A600AASS Day 14 - Fonfría to Samos
27.10.22
20 Km
The cross shimmered in burnished golds, floating in mid air, suspended from fine wires. 8 windows encircled the dome that soared above me, casting a gentle light across the alter and the depiction of Christ on the cross that towered behind it. The air felt rich, dark, and quietly powerful.
We were at the end of a tour of a monastery, and our final stop in the chapel included an invitation to stay for Mass at 7:30 PM. I stood there, dumbfounded at the scale and cost of this offering to a god in a place that, after a day of hiking the dirt tracks that follow Sarria River, felt like it was in the middle of nowhere.
We needn’t have ended up here. Most people head straight to Sarria. But messages from folk ahead of us told of another cacophonous city, and last night’s host recommended we see the monastery, so we took the less-travelled path to Samos.
Some shitty news from Amsterdam cast a pall on the afternoon, and I’d hoped that a visit to a sacred space might ease my angst.

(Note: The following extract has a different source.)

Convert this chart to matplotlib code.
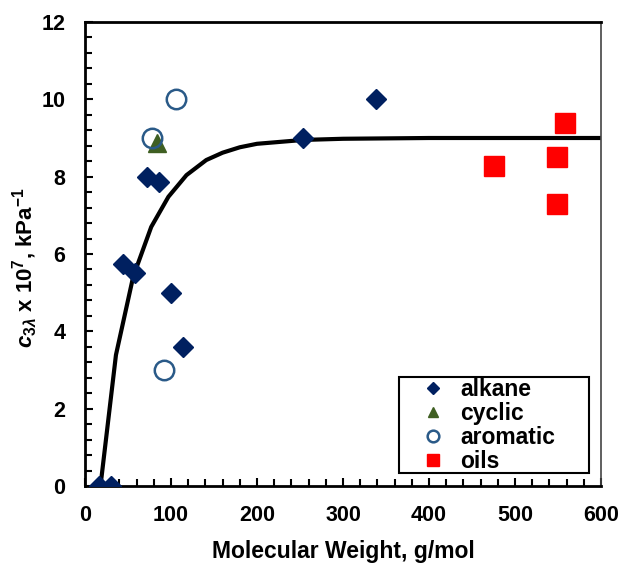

The Benedictine monk who showed us around spoke no English, and would allow no photos nor videos. Through an Italian woman that spoke Spanish, he told me about his love of the Bee Gees. “They’re Australian, right?” came his translated question.
Vast corridors, polished marble on the floors and beautiful oak beams above, encircled an enormous courtyard. Fruit trees, flowers, and hedges filled the view out the windows, while the walls were adorned with impressive murals painted throughout the 20th century. The scene was at once so opulent and so austere that I could easily imagine it being the home of a dictator or the CEO of a multinational.
In the rich, dark, quietly powerful air of the chapel, I considered the impending Mass. Would it bring me solace? The Monks began to prepare and the lights came on. What had been a place of quietude was now a riot of rococo colour. Dark umbers became raging reds. Once-burnished golds clanged like a bashed cymbal. Christ’s benign presence on the cross was now rendered in grim and gory detail.
Some things are best done with the lights off, I thought, and quietly walked out.